This image tries to show the sand as you would see it as if you had scooped it up, and were holding it in your hand. The area covered by the gross sample is roughly 6cm by 4cm (2.5inches by 1.5 inches) I put a flat layer of sand from Pleasant Bay, Cape Breton in a Petri Dish and shot it from height that just eliminated the Petri Dish. I centered a piece of organic, white material at the center of the image. The white object has a diagonal length of about 4mm.


1 X MACRO IMAGE = 3.6X (*2.2X if full frame image)

I changed lenses, and adjusted the macro lens to the "1X" setting and focused. The big question is what does "1X" actually mean? I opened the gross image in GIMP, and measured the diagonal length of the white feature in pixels. It came out to be 23. I then opened the 1X image in GIMP and made the same measurement. It was 82. I assume that means that the magnification of "1X" is actually 3.6X, so that's what I'm going to call it. I did the same with each of the other images. The red outline on the image on the left shows the actual area covered by the various macro images. Note: In 2014 I changed to a full frame camera. This reduced the magnifications. If the link under the image contains a (*) after the magnification, such as "1X*," use the magnification in the parenthesis.

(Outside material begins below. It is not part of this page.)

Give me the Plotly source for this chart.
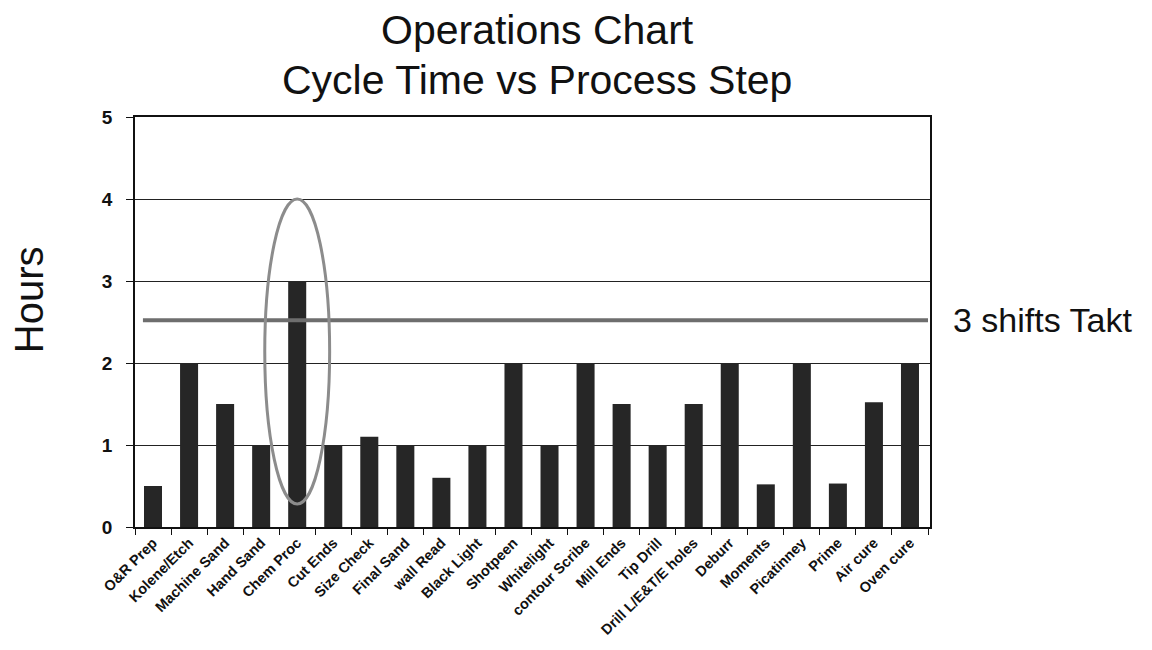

2X MACRO IMAGE = 6.6X (*4.1X if full frame image)


3X MACRO IMAGE = 9.2X (*5.7X if full frame image)


4X MACRO IMAGE = 12.8X (*7.9X if full frame image)


5X MACRO IMAGE = 16.4X (*10.2X if full frame image)


The macro image is taken with a truly unique macro lens. It is very primitive. You set the magnification and then focus by moving the lens back and forth! At 3X the depth of field is less than 1mm! That means that everything must be in perfect alignment, or some part of the image will be out of focus. The sand must be flat, the camera must be perpendicular to the base. This is a challenge! Originally I tried to do this using a tripod and a table. That was a disaster. Finally, I managed to get an excellent copy stand from a friend, and now the work is relatively simple. All of samples will be photographed at the same magnification from the same height. I've also included a red line scale in each image that shows the scale size of a millimeter. I took a picture of a metric ruler at the same elevation as the sand. The red line is the result. If the grains of sand are too large for a 3X magnification, I'll use something smaller.